William_J_G Overington wjgo_10009 at btinternet.com
Fri Oct 8 07:30:23 CDT 2021


Rebecca Bettencourt wrote:

> Having it work properly everywhere would only happen if Unicode 
> approved it or a third party with the clout of Apple or Google 
> implemented it. And...

>> If there was sufficient user demand for it.

Sort of like the Webdings glyphs.

Is it the case that Microsoft of its own decision, nothing to do with an 
existing user demand, designed the Webdings glyphs, put them in a font 
and bundled the font as a "free with" font in with the Windows operating 
system?
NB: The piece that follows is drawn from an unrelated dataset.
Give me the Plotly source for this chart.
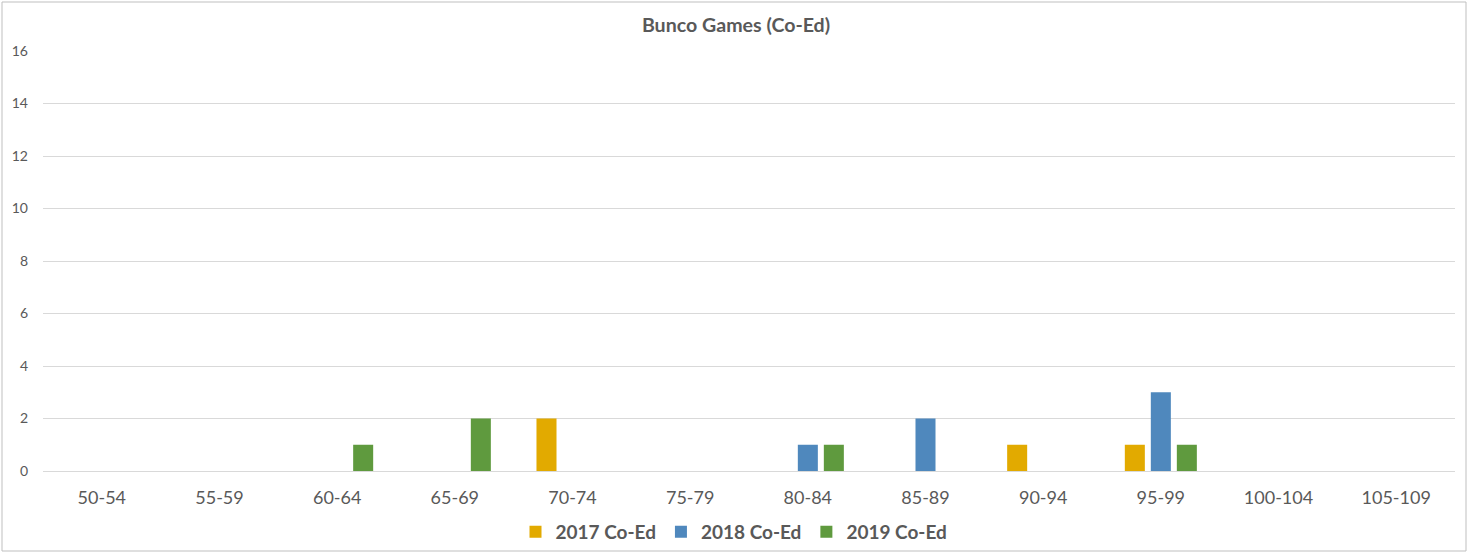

So end users found them available, then used them, so then they 
were widely used.

If I remember correctly, when those glyphs were later proposed to be 
encoded into The Unicode Standard, there was a little speculation from 
outsiders as to whether some other large businesses would object, but in 
the event they did not.

However, suspending your disbelief to the extent necessary as if 
watching Star Trek with its holodeck, suppose some people read my novels 
and consider that they would like a system as in the novels all 
implemented in real life unambiguously and interoperably between 
platforms in email systems and web pages and on mobile telephones, how 
could that "user demand" have any effect when the idea is not originated 
BY a big business, nor AT a university, but by someone NOT representing 
an organization?

What does "sufficient" in the phrase "sufficient user demand" mean in 
practice?

Is the bar so high as to be unreachable in practice?